Cumhurbaşkanı Recep Tayyip Erdoğan, Ankara'nın Keçiören ilçesinde Atatürk Cumhuriyet Kulesi'nin açılışında konuşuyor.
Erdoğan'ın açıklamalarından satır başları şöyle:
''Kulemiz aslında başlı başına bir azim abidesidir. Atatürk Cumhuriyet Kulesi Ankara'nın en yüksek binası sıfatıyla 197 metreden Ankaramızı selamlayacak. Bu kule Ankara'ya hizmet ettiği müddetçe Turgut Altınok kardeşimize edilen hayır duaları da sürüp gidecektir. Turgut kardeşimiz 30-40 yıl önce imarı ile çevre düzeni ile başkentin en sorunlu ilçelerinden birini en gözde yerleşim yeri haline getirmişti.
''ANKARAMIZI KURTARMAYA VAR MIYIZ?''
Kendisi bu çalışkanlığını 31 Mart'tan sonra Ankara'nın tamamı için kullanacak. Şu CHP zihniyetinin fetret devrinden Ankaramızı kurtarmaya var mıyız? Bunlardan bir şey olmaz. Bunların Ankaramıza verecekleri hiçbir hizmet yoktur olmayacaktır.

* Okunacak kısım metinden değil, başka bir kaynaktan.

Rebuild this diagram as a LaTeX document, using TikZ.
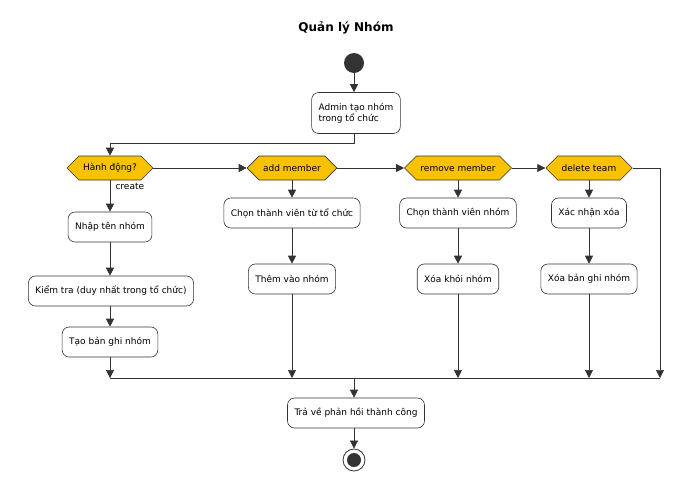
\documentclass[tikz,border=0pt]{standalone}
\usepackage{fontspec}
\setmainfont{DejaVu Sans}
\usetikzlibrary{shapes.symbols,arrows.meta}
\definecolor{ln}{HTML}{333333}
\definecolor{dia}{HTML}{F8C200}
\begin{document}
\begin{tikzpicture}[x=1pt,y=-1pt,
  act/.style={draw=ln,rounded corners=7pt,fill=white,minimum height=30pt,inner xsep=7pt,font=\fontsize{9}{11}\selectfont,line width=0.6pt},
  dec/.style={draw=ln,fill=dia,signal,signal to=east and west,signal pointer angle=90,minimum height=24pt,inner xsep=4pt,font=\fontsize{9}{11}\selectfont,line width=0.6pt},
  arr/.style={-{Triangle[length=8pt,width=8pt]},draw=ln,line width=0.7pt},
  lin/.style={draw=ln,line width=0.7pt}]
\useasboundingbox (0,0) rectangle (693,490);
\node[font=\bfseries\fontsize{12}{14}\selectfont] (title) at (346,28) {Quản lý Nhóm};
\node[circle,fill=ln,minimum size=20pt,inner sep=0] (start) at (354,63) {};
\node[act,align=left,minimum height=41pt] (admin) at (356,113) {Admin tạo nhóm\\trong tổ chức};
\node[dec] (d1) at (110,168) {Hành động?};
\node[dec] (d2) at (292,168) {add member};
\node[dec] (d3) at (458,168) {remove member};
\node[dec] (d4) at (589,168) {delete team};
\node[font=\fontsize{9}{11}\selectfont,anchor=west] (lc) at (112,186) {create};
\node[act] (a1) at (110,227) {Nhập tên nhóm};
\node[act] (a2) at (111,291) {Kiểm tra (duy nhất trong tổ chức)};
\node[act] (a3) at (110,342) {Tạo bản ghi nhóm};
\node[act] (b1) at (292,213) {Chọn thành viên từ tổ chức};
\node[act] (b2) at (292,279) {Thêm vào nhóm};
\node[act] (c1) at (458,213) {Chọn thành viên nhóm};
\node[act] (c2) at (458,279) {Xóa khỏi nhóm};
\node[act] (e1) at (589,213) {Xác nhận xóa};
\node[act] (e2) at (589,279) {Xóa bản ghi nhóm};
\node[act] (ret) at (356,413) {Trả về phản hồi thành công};
\node[circle,draw=ln,line width=0.8pt,minimum size=22pt,inner sep=0] (end) at (354,460) {};
\fill[ln] (end.center) circle (7pt);
\coordinate (m1) at (110,378);
\coordinate (m2) at (292,378);
\coordinate (m3) at (458,378);
\coordinate (m4) at (589,378);
\coordinate (m5) at (660,378);
\coordinate (mc) at (354,378);
\draw[arr] (start) -- (start|-admin.north);
\draw[arr] (start|-admin.south) -- (354,143) -| (d1.north);
\draw[arr] (d1.east) -- (d2.west);
\draw[arr] (d2.east) -- (d3.west);
\draw[arr] (d3.east) -- (d4.west);
\draw[arr] (d4.east) -| (m5);
\draw[arr] (d1.south) -- (a1.north);
\draw[arr] (a1.south) -- (a1.south|-a2.north);
\draw[arr] (a1.south|-a2.south) -- (a3.north);
\draw[arr] (a3.south) -- (m1);
\draw[arr] (d2.south) -- (b1.north);
\draw[arr] (b1.south) -- (b2.north);
\draw[arr] (b2.south) -- (m2);
\draw[arr] (d3.south) -- (c1.north);
\draw[arr] (c1.south) -- (c2.north);
\draw[arr] (c2.south) -- (m3);
\draw[arr] (d4.south) -- (e1.north);
\draw[arr] (e1.south) -- (e2.north);
\draw[arr] (e2.south) -- (m4);
\draw[lin] (m1) -- (m5);
\draw[arr] (mc) -- (mc|-ret.north);
\draw[arr] (mc|-ret.south) -- (end);
\end{tikzpicture}
\end{document}
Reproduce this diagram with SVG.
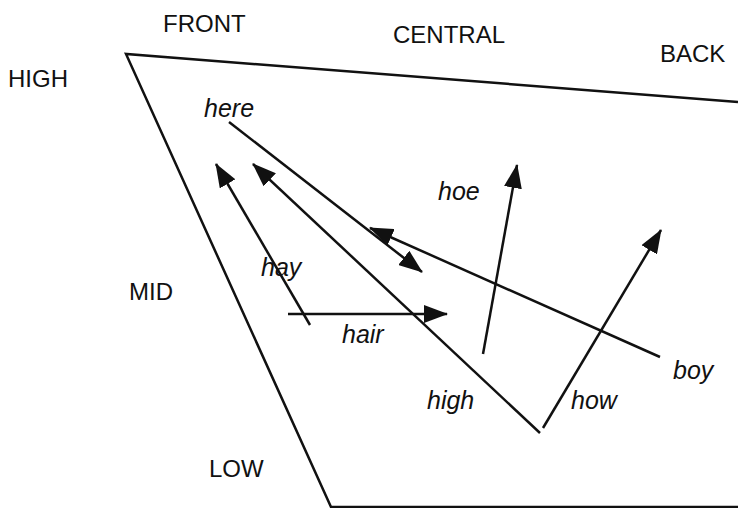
<svg xmlns="http://www.w3.org/2000/svg" width="738" height="508" viewBox="0 0 738 508">
<style>
.cap{font-family:"Liberation Sans",Arial,sans-serif;font-size:24px;fill:#111}
.it{font-family:"Liberation Sans",Arial,sans-serif;font-size:25px;font-style:italic;fill:#111}
.ln{stroke:#111;stroke-width:2.5;fill:none}
.ar{stroke:#111;stroke-width:2.5;fill:none;marker-end:url(#ah)}
</style>
<defs>
<marker id="ah" markerUnits="userSpaceOnUse" markerWidth="24" markerHeight="18" viewBox="0 0 24 18" refX="23" refY="9" orient="auto">
<path d="M0,0 L24,9 L0,18 Z" fill="#111"/>
</marker>
</defs>
<g id="frame">
<path class="ln" d="M738,102 L126,54 L331,507 L738,507"/>
</g>
<g id="labels">
<text class="cap" x="163" y="32">FRONT</text>
<text class="cap" x="393" y="43">CENTRAL</text>
<text class="cap" x="660" y="62">BACK</text>
<text class="cap" x="8" y="87">HIGH</text>
<text class="cap" x="129" y="300">MID</text>
<text class="cap" x="209" y="477">LOW</text>
</g>
<g id="here"><text class="it" x="204" y="117">here</text></g>
<g id="hay"><text class="it" x="261" y="276">hay</text></g>
<g id="hair"><text class="it" x="342" y="343">hair</text></g>
<g id="hoe"><text class="it" x="438" y="200">hoe</text></g>
<g id="high"><text class="it" x="427" y="409">high</text></g>
<g id="how"><text class="it" x="571" y="409">how</text></g>
<g id="boy"><text class="it" x="673" y="379">boy</text></g>
<g id="connectors">
<line class="ar" x1="229" y1="122" x2="422" y2="272"/>
<line class="ar" x1="660" y1="357" x2="370" y2="228"/>
<line class="ar" x1="310" y1="325" x2="216" y2="164"/>
<line class="ar" x1="540" y1="433" x2="253" y2="164"/>
<line class="ar" x1="288" y1="314" x2="447" y2="314"/>
<line class="ar" x1="483" y1="354" x2="517" y2="165"/>
<line class="ar" x1="543" y1="428" x2="661" y2="230"/>
</g>
</svg>
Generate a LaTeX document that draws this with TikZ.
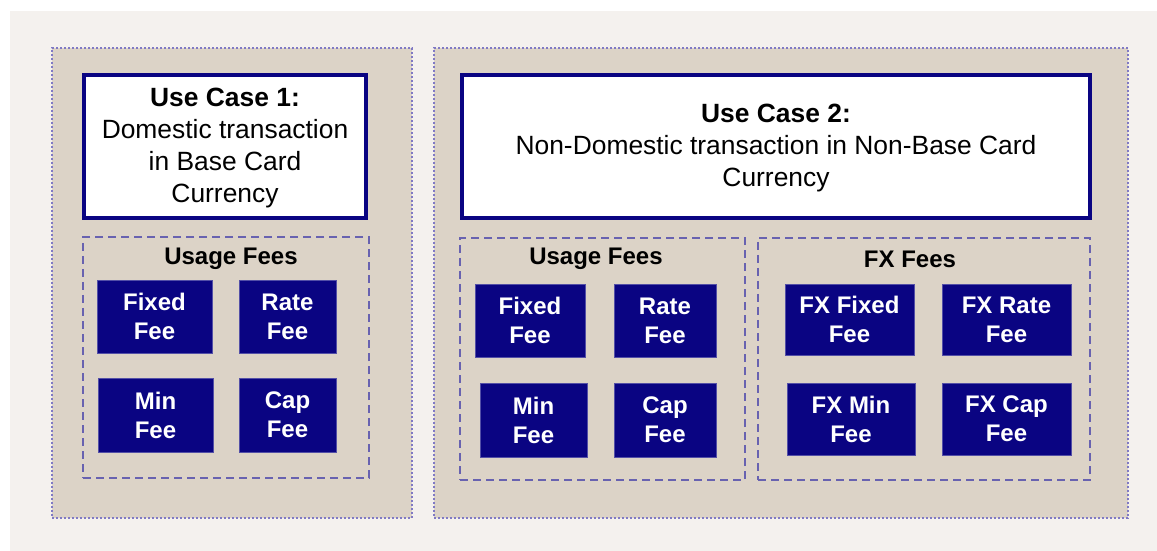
\documentclass[tikz,border=0pt]{standalone}
\usepackage{fontspec}
\setmainfont{Liberation Sans}
\usetikzlibrary{positioning}

\definecolor{navy}{RGB}{10,4,130}
\definecolor{panelfill}{RGB}{220,211,199}
\definecolor{pagefill}{RGB}{244,241,238}
\definecolor{dotline}{RGB}{128,122,196}
\definecolor{dashline}{RGB}{104,98,176}

\begin{document}
\begin{tikzpicture}[x=0.5pt,y=-0.5pt,
		panel/.style={rectangle,draw=dotline,densely dotted,line width=1pt,fill=panelfill},
		usecase/.style={rectangle,draw=navy,line width=2pt,fill=white,align=center,
			font=\fontsize{13.2}{16}\selectfont},
		group/.style={rectangle,draw=dashline,dashed,dash pattern=on 4pt off 2.5pt,line width=0.7pt},
		grouptitle/.style={font=\fontsize{12}{14}\selectfont\bfseries,inner sep=0pt},
		fee/.style={rectangle,draw=navy!70!white,line width=0.4pt,fill=navy,text=white,align=center,
			inner sep=0pt,font=\fontsize{12}{14.5}\selectfont\bfseries}]
		\useasboundingbox (0,0) rectangle (1157,551);
		\fill[white] (0,0) rectangle (1157,551);
		\fill[pagefill] (10,11) rectangle (1157,551);

		% use case 1
		\node[panel,minimum width=180pt,minimum height=235pt] (p1) at (232,283) {};
		\node[usecase,minimum width=141pt,minimum height=71.5pt] (uc1) at (225,146.5) {};
		\node[align=center,font=\fontsize{13.2}{16}\selectfont] (uc1text) at (225,148)
			{\textbf{Use Case 1:}\\Domestic transaction\\in Base Card\\Currency};
		\node[group,minimum width=143pt,minimum height=120.5pt] (g1) at (226,357.5) {};
		\node[grouptitle] (t1) at (231,259) {Usage Fees};
		\node[fee,minimum width=57.5pt,minimum height=36.5pt] (fixed1) at (154.5,316.5) {Fixed\\Fee};
		\node[fee,minimum width=48.5pt,minimum height=36.5pt] (rate1) at (287.5,316.5) {Rate\\Fee};
		\node[fee,minimum width=57.5pt,minimum height=37pt] (min1) at (155.5,415) {Min\\Fee};
		\node[fee,minimum width=48.5pt,minimum height=37pt] (cap1) at (287.5,415) {Cap\\Fee};

		% use case 2
		\node[panel,minimum width=347pt,minimum height=235pt] (p2) at (781,283) {};
		\node[usecase,minimum width=314pt,minimum height=71.5pt] (uc2) at (776,146.5) {};
		\node[align=center,font=\fontsize{13.2}{16}\selectfont] (uc2text) at (776,148.5)
			{\textbf{Use Case 2:}\\Non-Domestic transaction in Non-Base Card\\Currency};
		\node[group,minimum width=142.5pt,minimum height=121pt] (g2) at (602.5,359) {};
		\node[grouptitle] (t2) at (596,259) {Usage Fees};
		\node[fee,minimum width=55pt,minimum height=36.5pt] (fixed2) at (530,320.5) {Fixed\\Fee};
		\node[fee,minimum width=51pt,minimum height=36.5pt] (rate2) at (665,320.5) {Rate\\Fee};
		\node[fee,minimum width=53.5pt,minimum height=37pt] (min2) at (533.5,420) {Min\\Fee};
		\node[fee,minimum width=51pt,minimum height=37pt] (cap2) at (665,420) {Cap\\Fee};

		\node[group,minimum width=166pt,minimum height=121pt] (g3) at (924,359) {};
		\node[grouptitle] (t3) at (910,259) {FX Fees};
		\node[fee,minimum width=64.5pt,minimum height=35.5pt] (fxfixed) at (849.5,319.5) {FX Fixed\\Fee};
		\node[fee,minimum width=64.5pt,minimum height=35.5pt] (fxrate) at (1006.5,319.5) {FX Rate\\Fee};
		\node[fee,minimum width=64pt,minimum height=36pt] (fxmin) at (851,419) {FX Min\\Fee};
		\node[fee,minimum width=64.5pt,minimum height=36pt] (fxcap) at (1006.5,419) {FX Cap\\Fee};
\end{tikzpicture}
\end{document}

Ankara'yı Türkiye Yüzyılı'na hazırlayacak yeni bir dönemin kapılarını Turgut kardeşimizin açacağına inanıyorum. Vereceğimiz desteklerle Ankaramız yeniden ayağa kalkacak. Verdiği sözlerin arkasında durmayan siyasetçi profilleri arzıendam etmeye başlıyor. Bunlardan bir beklenti de söz konusu olamaz. Nerede CHP belediyesi varsa her taraf dökülüyor, rezalet. Desteleri dolarları gördünüz değil mi? Hayırdır ne iş bu? Bu durum başka bir partinin başına gelse yer gök yıkılırdı. Şimdi hesap uzmanı nerede Ankara'da bir apartman dairesinde emekliye ayrıldı. Bu da gidecek ama belediye başkanı çok daha önce gidecek. Ankara'da da İzmir'de de bunları 31 Mart'ta emekli edelim.
DEM ELEŞTİRİSİ
Bunların derdi ne Atatürk ne dürüstlük. Tek dertleri sahte düzeni korumaktır.
DEM'e destek için atmadıkları takla kalmadı. 14-28 Mayıs'ta kazandık geliyoruz dediler. Ankara ve İstanbul başkanıydı bunlar. Altılı masada kazanıyoruz, geliyoruz diyorlardı. Hiçbiri Melis'te yok. İşte bunların siyaset bilinci de bu kadar.
Kazanmak değil, sadece bize kaybettirmek için paçamıza yapışanlar çıktı. Biz kaybedince kazanacak olan kim tabii ki tek parti faşisti CHP ve DEM. Allah bunlara akıl fikir versin diyor işimize bakıyoruz.